Oui, surtout les dirigeants africains ne cessent de dire aux Français : vous êtes entre autres responsables de la situation actuelle dans la mesure où vous avez travaillé, œuvré, pour la chute du régime libyen, mais sans réfléchir à une alternative capable d’assurer la sécurité et la stabilité à la suite du régime de Mouammar Kadhafi. Maintenant je crois qu’il est très important de réfléchir sur une autre alternative ou sur une autre approche, mais qui ne favoriserait pas la simple intervention militaire parce que faire la guerre c’est facile, mais gérer les conséquences de la guerre sur les biens est une autre affaire. Regardez aujourd’hui, la Libye n’a jamais connu des réfugiés internes, des déplacés internes ce qui est très inquiétant.

Oui et d’ailleurs cette situation en Libye qui pousse beaucoup de personnes à émigrer, on en a vu les conséquences ces derniers jours, au large de l'Italie...

Absolument, sans oublier que dans cette région, le gouvernement de monsieur Kadhafi, comme de monsieur Ben Ali, jouaient les véritables gendarmes pour des raisons connues, c’est-à-dire qu’il voulait être très bien vu par l’Occident et assurer un petit peu ce rôle. Une fois que ces régimes sécuritaires sont tombés, évidemment il n’y avait plus de gendarmes, il n’y avait plus d’autorité capable d’endiguer ce problème. Mais la tentation d’immigrer a toujours existé.

Il y a cette question du pétrole avec les islamistes qui multiplient les attaques contre les terminaux pétroliers. Cela peut-il avoir des conséquences sur le marché, au niveau mondial ?

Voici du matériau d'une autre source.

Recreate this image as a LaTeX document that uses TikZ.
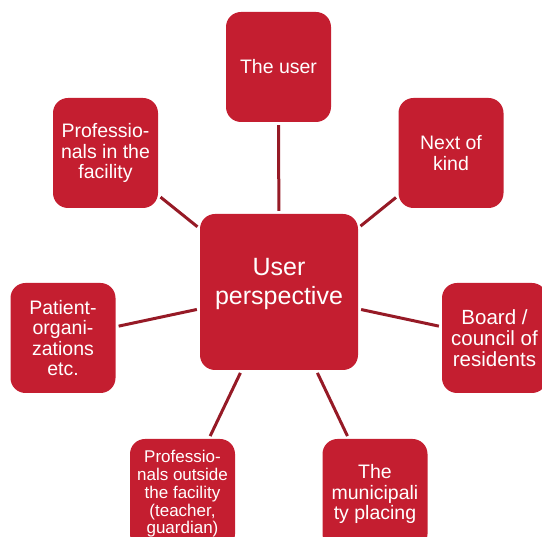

D’abord, il y a une conséquence immédiate sur le marché libyen. Aujourd’hui, la situation économique est catastrophique, on a même des soucis pour les budgets, pour les salaires des Libyens et les fonds de roulement. Sur le pétrole, il y a des conséquences importantes, la Libye se serre depuis la chute de Kadhafi, elle n’a jamais réussi à atteindre le même seuil de haut niveau de production de pétrole. Mais si la situation continue, l’insécurité continue autour des terminaux pétroliers, oui la Libye pourrait être considérée comme un problème pour l’exportation mondiale de pétrole.